Per la sera il nostro albergo oggi è il New Blue Africa resort. In spiaggia, decine di ragazzi giocano a calcio, corrono, si allenano fino a tarda ora. Noi, più pigri, ci accomodiamo nelle sdraio all’ombra delle stuoie. Un brindisi di birra per festeggiare Elisabetta, cena e poi a dormire.
E’ il 13 agosto, ultimo giorno in Senegal, sob. Ci siamo affezionati a questo paese, bello e accogliente. Per completare il nostro panorama africano ci concediamo la visita alla Rèserve de Bandia, con animali provenienti anche da fuori Senegal, una sorta di zoosafari però nel posto giusto. Giraffe, bufali, rinoceronti, zebre, gazzelle e coccodrilli nelle nostre foto, mentre le borse si riempiono di creme e saponi, magneti e molto altro.

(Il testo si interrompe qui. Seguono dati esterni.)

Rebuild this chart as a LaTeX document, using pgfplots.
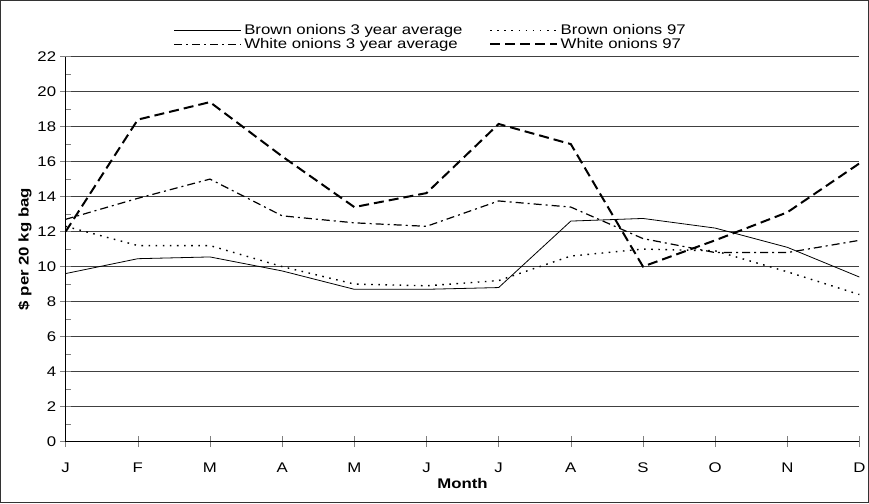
\documentclass[border=0pt]{standalone}
\usepackage{pgfplots}
\pgfplotsset{compat=1.18}
\usepackage{fontspec}
\setmainfont{Liberation Sans}[FakeStretch=1.2]
\begin{document}
\begin{tikzpicture}
\begin{axis}[
  scale only axis, width=792bp, height=384bp,
  xmin=0, xmax=11, ymin=0, ymax=22,
  xtick={0,...,11},
  xticklabels={J,F,M,A,M,J,J,A,S,O,N,D},
  ytick={0,2,...,22},
  minor ytick={1,3,...,21},
  axis x line*=bottom, axis y line*=left,
  x axis line style={-, line width=0.8bp},
  y axis line style={-, line width=0.8bp},
  major tick length=11bp, minor tick length=5bp,
  xtick style={line width=0.6bp, yshift=-5.5bp},
  ytick style={line width=0.6bp, xshift=-5.5bp},
  xtick align=inside, ytick align=inside,
  minor tick style={line width=0.6bp, xshift=5.5bp},
  ymajorgrids,
  major grid style={black!75, line width=0.9bp},
  tick label style={font=\fontsize{14}{15}\selectfont},
  /pgf/number format/assume math mode=true,
  xticklabel style={yshift=-18bp},
  yticklabel style={xshift=-6bp},
  xlabel={\bfseries Month},
  ylabel={\bfseries \$ per 20 kg bag},
  label style={font=\fontsize{14}{15}\selectfont},
  xlabel style={yshift=1bp},
  ylabel style={yshift=-1bp},
  legend style={at={(0.46,1.005)}, anchor=south, draw=none, fill=none,
    font=\fontsize{14}{14}\selectfont, legend columns=2,
    /tikz/every even column/.append style={column sep=24bp},
    row sep=-3bp, nodes={inner sep=2.5bp}},
  legend cell align=left,
  legend image code/.code={\draw[#1] (0bp,0bp) -- (67bp,0bp);},
]
\addplot[black, line width=0.8bp] coordinates {
(0,9.6)(1,10.45)(2,10.55)(3,9.75)(4,8.7)(5,8.7)(6,8.8)(7,12.6)(8,12.75)(9,12.2)(10,11.1)(11,9.4)};
\addlegendentry{Brown onions 3 year average}
\addplot[black, line width=1.4bp, dash pattern=on 1.6bp off 5.5bp] coordinates {
(0,12.3)(1,11.2)(2,11.2)(3,10.0)(4,9.0)(5,8.9)(6,9.2)(7,10.6)(8,11.0)(9,10.9)(10,9.7)(11,8.4)};
\addlegendentry{Brown onions 97}
\addplot[black, line width=1.2bp, dash pattern=on 8bp off 4bp on 2bp off 4bp] coordinates {
(0,12.7)(1,13.9)(2,15.0)(3,12.9)(4,12.5)(5,12.3)(6,13.75)(7,13.4)(8,11.6)(9,10.8)(10,10.8)(11,11.5)};
\addlegendentry{White onions 3 year average}
\addplot[black, line width=2bp, dash pattern=on 10bp off 5bp] coordinates {
(0,12.0)(1,18.4)(2,19.4)(3,16.3)(4,13.4)(5,14.2)(6,18.15)(7,17.0)(8,10.0)(9,11.5)(10,13.1)(11,15.9)};
\addlegendentry{White onions 97}
\end{axis}
\draw[line width=1bp, black!80] (-65bp,-61bp) rectangle (801bp,440bp);
\end{tikzpicture}
\end{document}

Torniamo a Dakar, e nel centro Bernard ci porta a vedere i luoghi delle istituzioni. La cattedrale e la moschea, il teatro e altri luoghi della capitale. Maria continua a cercare la Costituzione senegalese in una libreria, senza successo. La corniche, la strada panoramica sul mare, porta a delle spiagge affollate. Noi mangiamo e ci fiondiamo al mercato artigianale dove diamo fondo agli ultimi fondi rimasti in franchi Cfa. Qui è il paradiso delle stoffe, borse e camicie dai colori accesi e molto altro. Non manca la tappa a un supermercato per la provvista di marmellate e succhi esotici, tisane e cafè Touba. Il cerchio si chiude al Monument de la Renaissance africaine, una grande statua e picco sul mare alla quale si accede con una lunga scalinata. Volendo, una sorta di contraltare alla Statua della Libertà di New York, inaugurato nel 2010 nel cinquantenario dell’indipendenza del Senegal dalla Francia, Un po’ enfatico, sì, costoso certamente, ‘sovietico’ nello stile, necessario? Per me ha chiuso il cerchio iniziato con la visita all’isola di Gorèe.

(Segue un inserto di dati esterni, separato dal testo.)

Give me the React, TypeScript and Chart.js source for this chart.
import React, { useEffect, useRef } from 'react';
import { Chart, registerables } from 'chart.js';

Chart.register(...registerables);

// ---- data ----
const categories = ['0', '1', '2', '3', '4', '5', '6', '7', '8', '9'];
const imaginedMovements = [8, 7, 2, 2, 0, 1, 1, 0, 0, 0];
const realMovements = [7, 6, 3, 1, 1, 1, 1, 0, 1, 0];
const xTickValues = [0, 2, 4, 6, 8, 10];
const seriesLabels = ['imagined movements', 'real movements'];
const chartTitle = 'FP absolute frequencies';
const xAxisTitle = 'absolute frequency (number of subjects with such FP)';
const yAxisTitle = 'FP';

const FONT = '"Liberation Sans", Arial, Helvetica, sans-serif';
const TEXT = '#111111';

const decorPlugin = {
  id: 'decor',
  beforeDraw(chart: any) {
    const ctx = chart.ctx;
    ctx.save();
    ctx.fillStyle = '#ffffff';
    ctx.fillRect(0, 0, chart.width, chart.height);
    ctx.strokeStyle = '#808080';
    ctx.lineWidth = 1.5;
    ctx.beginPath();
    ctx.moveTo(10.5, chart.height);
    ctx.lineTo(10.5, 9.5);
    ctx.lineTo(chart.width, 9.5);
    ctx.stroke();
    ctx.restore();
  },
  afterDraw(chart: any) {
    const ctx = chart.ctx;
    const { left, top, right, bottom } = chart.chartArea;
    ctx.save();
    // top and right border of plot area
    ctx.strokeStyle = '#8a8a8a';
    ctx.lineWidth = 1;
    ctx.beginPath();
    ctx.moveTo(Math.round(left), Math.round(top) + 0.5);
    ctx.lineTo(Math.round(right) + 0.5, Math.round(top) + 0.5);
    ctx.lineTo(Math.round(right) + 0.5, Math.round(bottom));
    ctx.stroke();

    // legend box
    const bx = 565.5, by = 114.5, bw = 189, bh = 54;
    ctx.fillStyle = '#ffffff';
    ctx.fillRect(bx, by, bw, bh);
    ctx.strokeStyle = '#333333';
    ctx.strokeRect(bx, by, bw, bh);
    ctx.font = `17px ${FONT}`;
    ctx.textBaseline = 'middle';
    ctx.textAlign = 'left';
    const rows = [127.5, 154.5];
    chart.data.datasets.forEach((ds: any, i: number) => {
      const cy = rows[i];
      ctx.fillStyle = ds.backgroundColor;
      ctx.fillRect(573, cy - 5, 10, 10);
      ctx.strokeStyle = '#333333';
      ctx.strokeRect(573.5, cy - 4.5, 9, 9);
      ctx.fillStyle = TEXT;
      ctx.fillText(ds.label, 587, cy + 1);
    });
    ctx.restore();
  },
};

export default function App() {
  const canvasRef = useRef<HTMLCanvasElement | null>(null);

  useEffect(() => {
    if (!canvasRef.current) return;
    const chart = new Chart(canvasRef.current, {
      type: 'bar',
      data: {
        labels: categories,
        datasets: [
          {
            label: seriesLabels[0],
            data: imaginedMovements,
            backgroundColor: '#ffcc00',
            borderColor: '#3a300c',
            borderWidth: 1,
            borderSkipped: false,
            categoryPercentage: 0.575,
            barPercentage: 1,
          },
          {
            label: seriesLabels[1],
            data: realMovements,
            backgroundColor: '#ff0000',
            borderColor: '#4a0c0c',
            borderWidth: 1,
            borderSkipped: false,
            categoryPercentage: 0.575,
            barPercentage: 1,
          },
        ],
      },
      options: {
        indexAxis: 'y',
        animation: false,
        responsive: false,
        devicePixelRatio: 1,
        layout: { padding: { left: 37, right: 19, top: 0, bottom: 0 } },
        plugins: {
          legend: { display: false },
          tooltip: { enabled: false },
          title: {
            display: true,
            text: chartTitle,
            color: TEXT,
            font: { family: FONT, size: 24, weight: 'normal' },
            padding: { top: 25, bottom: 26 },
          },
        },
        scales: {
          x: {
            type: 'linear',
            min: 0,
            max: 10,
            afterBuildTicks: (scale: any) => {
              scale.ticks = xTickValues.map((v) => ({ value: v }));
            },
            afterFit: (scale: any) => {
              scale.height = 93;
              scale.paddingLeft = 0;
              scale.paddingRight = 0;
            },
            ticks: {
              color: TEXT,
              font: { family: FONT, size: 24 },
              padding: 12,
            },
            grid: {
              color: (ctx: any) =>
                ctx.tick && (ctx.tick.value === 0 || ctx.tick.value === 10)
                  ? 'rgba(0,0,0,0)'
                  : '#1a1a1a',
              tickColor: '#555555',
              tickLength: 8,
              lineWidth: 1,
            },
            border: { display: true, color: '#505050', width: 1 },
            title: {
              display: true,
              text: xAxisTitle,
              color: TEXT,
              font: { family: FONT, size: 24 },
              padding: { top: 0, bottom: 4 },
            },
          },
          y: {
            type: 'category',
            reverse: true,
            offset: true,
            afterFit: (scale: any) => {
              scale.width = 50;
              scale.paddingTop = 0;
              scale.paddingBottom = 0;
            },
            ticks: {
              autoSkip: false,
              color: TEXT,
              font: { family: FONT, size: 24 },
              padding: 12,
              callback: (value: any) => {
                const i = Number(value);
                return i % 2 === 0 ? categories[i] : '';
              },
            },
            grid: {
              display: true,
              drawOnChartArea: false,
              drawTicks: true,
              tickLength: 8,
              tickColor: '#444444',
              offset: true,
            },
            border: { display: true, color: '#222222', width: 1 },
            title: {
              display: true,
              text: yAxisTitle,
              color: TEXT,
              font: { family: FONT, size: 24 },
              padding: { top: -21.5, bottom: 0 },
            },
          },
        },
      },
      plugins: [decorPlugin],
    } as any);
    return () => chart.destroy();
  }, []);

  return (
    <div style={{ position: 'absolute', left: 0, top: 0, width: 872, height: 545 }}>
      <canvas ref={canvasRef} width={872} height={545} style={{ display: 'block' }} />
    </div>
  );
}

Il cerchio del viaggio si chiude anche all’aeroporto. Un abbraccio a Bernard, guida e prezioso compagno di viaggio. Ci accampiamo dentro per cambiare, riorganizzare il bagaglio, fare le consuete procedure. Partiamo all’una del 14 agosto, il tempo adesso va avanti, a Lisbona ci separiamo tra chi parte subito per Milano e chi andrà a Roma (avremo tempo anche per una veloce escursione in riva al Tago). Baci e abbracci ma il gruppo WhatsApp in cui giorno per giorno abbiamo condiviso le foto resta attivo, anzi attivissimo.
Ci siamo piaciuti e ci è piaciuto il Senegal, siamo stati bene. grazie a Beppe che ci ha seguiti al meglio. Ci ritroveremo, pronti a ripartire, in una prossima avventura nel mondo. Evviva!!!